Ray Bradbury wrote about a man driving down a dusty Idaho highway and running across a bent, overweight, disheveled, old man. The driver offered the old man a better trip than the one he was on. He offered him a plane crash on Mt. Kilimanjaro. Hemingway accepted the offer. I rather like that ending. I think we all wish our heros well in the end (even if they do bad things). Hell, heros aren't perfect. At least not mine anyway. But then my heros were/are all real people. And we all have flaws. But what I'd like to talk about isn't a clean well-lit place for that isn't where I find solice. I'd like to talk about the fact that everybody has one, some sort of clean well-lit memory, that makes all the fumes, anger, pointed remarks, dissapointment, and bitterness worth while; and I'd like to tell you about mine.

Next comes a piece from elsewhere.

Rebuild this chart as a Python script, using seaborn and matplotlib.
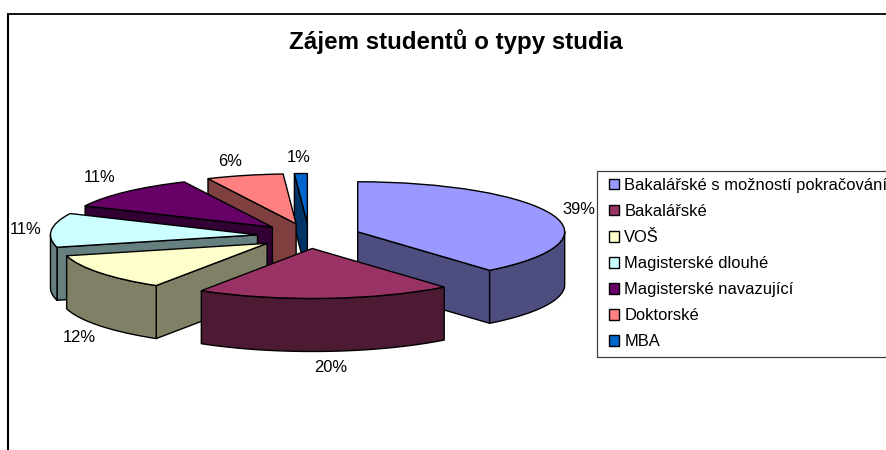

Mine is love, but not just any kind of love, because for a long time I couldn't face true love. The kind where another person is involved. No, I, like any good American boy loved baseball. I wasn't good at it. In fact I was the only kid I knew who struck out in Tee-ball, but this is the rub...my Dad was coach. I loved that. My Dad kept all the equipment. All the balls and gloves and bats. He kept them in a drawstring cotton bag all worn and rubbed red with North Carolina clay. I loved that more. But what I loved most, what really kept me around through some tough times, what keeps me standing today is this, the ride home after practice.

Dad drove a 1966 MGB roadster (I own a 1962 MGA which I know is simply an extension of my love for his car and the history with it) with no top. After practice he would drag the balls and bats and gloves and dump them into the trunk of the "B". Then he'd let me climb in with them (I was a very small child). I rode home in the trunk many days. We didn't always take the same way and it was always dark and smelled of oil, gasoline, and baseball, but no matter where we went or how long it seemed, or how bad I'd played that day, I knew that soon my Dad, my Father, my hero the polyester salesman, would open that trunk and let me out in the safety of our own backyard. And even at that young age I knew that to be what I did then and always will consider to be true, clean, well-lit love.